In the larger story of this class, making decisions like these are what makes interviews a form a research: thinking about occasion, audience, purpose, and the ethics of the entire process.
Who Interviews Who
Sam Interviews Deryk
Sasha interviews Sam
Michael interviews Sasha
Amanda interviews Michael
Deryk interviews Amanda
Details
Using the questions we began to formulate in class, and considering the context of this research, you will produce a 300 word profile of a classmate colleague. You will workshop the piece in class and get feedback from some members of your primary audience (though not the person you are interviewing for the profile). You'll have a week to revise the piece.
When you turn in your work: please email me a link to a google.doc using the "share" function. Make sure the link you send me is a link to a document set to "anyone with this link can edit." Don't cut and paste the url from your browser, make sure you go through the "share" button in the upper right corner, set it to "editor," and click on "copy link." It's that link and only that link that will work for me to read and respond to your document.
In that one google.doc, you should include the workshop draft, with the comments from your worshipper; your pre-workshop reflection (done in class), your revision plan (done in class), and, your final reflection (done in class). At the very top of the document should be the final version of your profile. Everything else listed here should be included beneath the final version. If you need to change the settings so that you can share the document, and you don't know how to do that, be in touch with me.
Evaluation
The Partner Profile is worth 10% of your final grade. In order to earn a "B" grade for that 10% you must
In order to earn an "A" grade for that 10% you must
In order to earn a "C" grade for that 10% you must
If you do not meet the requirements for a "C" grade you will earn an "F" for that 10% of your final grade.
In a Zoom classroom, it’s difficult to know our classmates, and, thus, difficult to become a community—which is really an essential part of creating a room full of learners. It’s how you build trust and make space for critique and for learning in general. It’s vital. But the zoom classroom can feel rather flat and does not allow for free and idiosyncratic conversation that can build the community described above.
So this is a first opportunity to try to triumph over the difficulties that zoom presents in building and a creating a 250 to 300 word profile of a classmate. That is the occasion and context for this writing.
The audience, as you can imagine, is our small group (primary) and me (primary—and probably, in your position, what you care about more) and any person who finds themselves on my website (very secondary and very small).
Using this information outlined here, what will your profile look like? What questions do you ask? How do decide what to keep and discard? How will you make those decisions? And how will you defend those decisions?

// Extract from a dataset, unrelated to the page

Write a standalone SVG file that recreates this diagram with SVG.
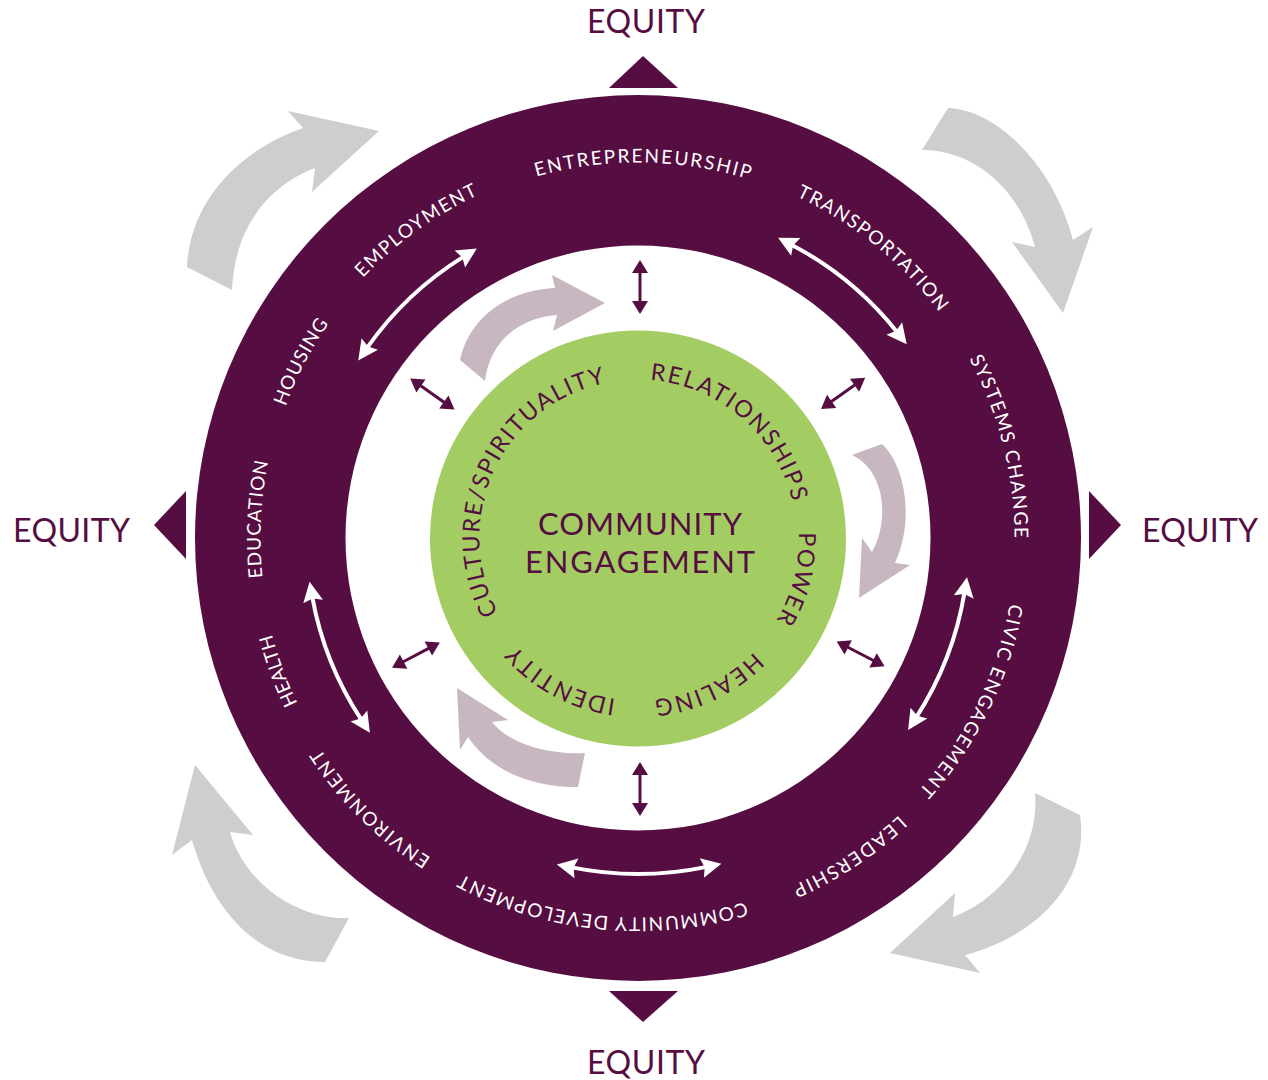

In the larger story of this class, making decisions like these are what makes interviews a form a research: thinking about occasion, audience, purpose, and the ethics of the entire process.
Who Interviews Who
Sam Interviews Deryk
Sasha interviews Sam
Michael interviews Sasha
Amanda interviews Michael
Deryk interviews Amanda
Details
Using the questions we began to formulate in class, and considering the context of this research, you will produce a 300 word profile of a classmate colleague. You will workshop the piece in class and get feedback from some members of your primary audience (though not the person you are interviewing for the profile). You'll have a week to revise the piece.

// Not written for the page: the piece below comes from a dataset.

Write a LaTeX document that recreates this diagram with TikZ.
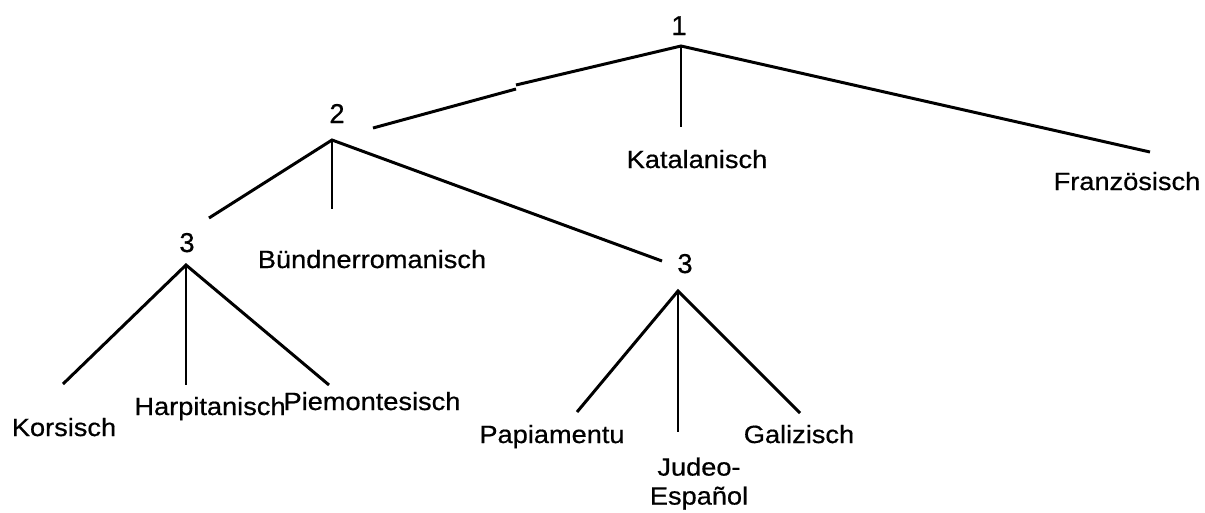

When you turn in your work: please email me a link to a google.doc using the "share" function. Make sure the link you send me is a link to a document set to "anyone with this link can edit." Don't cut and paste the url from your browser, make sure you go through the "share" button in the upper right corner, set it to "editor," and click on "copy link." It's that link and only that link that will work for me to read and respond to your document.
In that one google.doc, you should include the workshop draft, with the comments from your worshipper; your pre-workshop reflection (done in class), your revision plan (done in class), and, your final reflection (done in class). At the very top of the document should be the final version of your profile. Everything else listed here should be included beneath the final version. If you need to change the settings so that you can share the document, and you don't know how to do that, be in touch with me.
Evaluation
The Partner Profile is worth 10% of your final grade. In order to earn a "B" grade for that 10% you must
- Complete a 300 word draft for the workshop (see the syllabus for when that is)
- Be an strong workshop partner during the workshop
- Participate in the the pre and post workshop reflection (in-class)
- Turn in a revised 300 word draft of your profile on the due date (see the syllabus for when that is)
- Turned in a photo of yourself to be featured on your own profile.
In order to earn an "A" grade for that 10% you must
- Meet all the requirements for the B grade
- Turn in a draft and final reflection that seriously considers, in writing, how occasion, context, and audience have informed your profile.
In order to earn a "C" grade for that 10% you must
- Turn in a 300 word profile on the due date (see the syllabus for when that is)
If you do not meet the requirements for a "C" grade you will earn an "F" for that 10% of your final grade.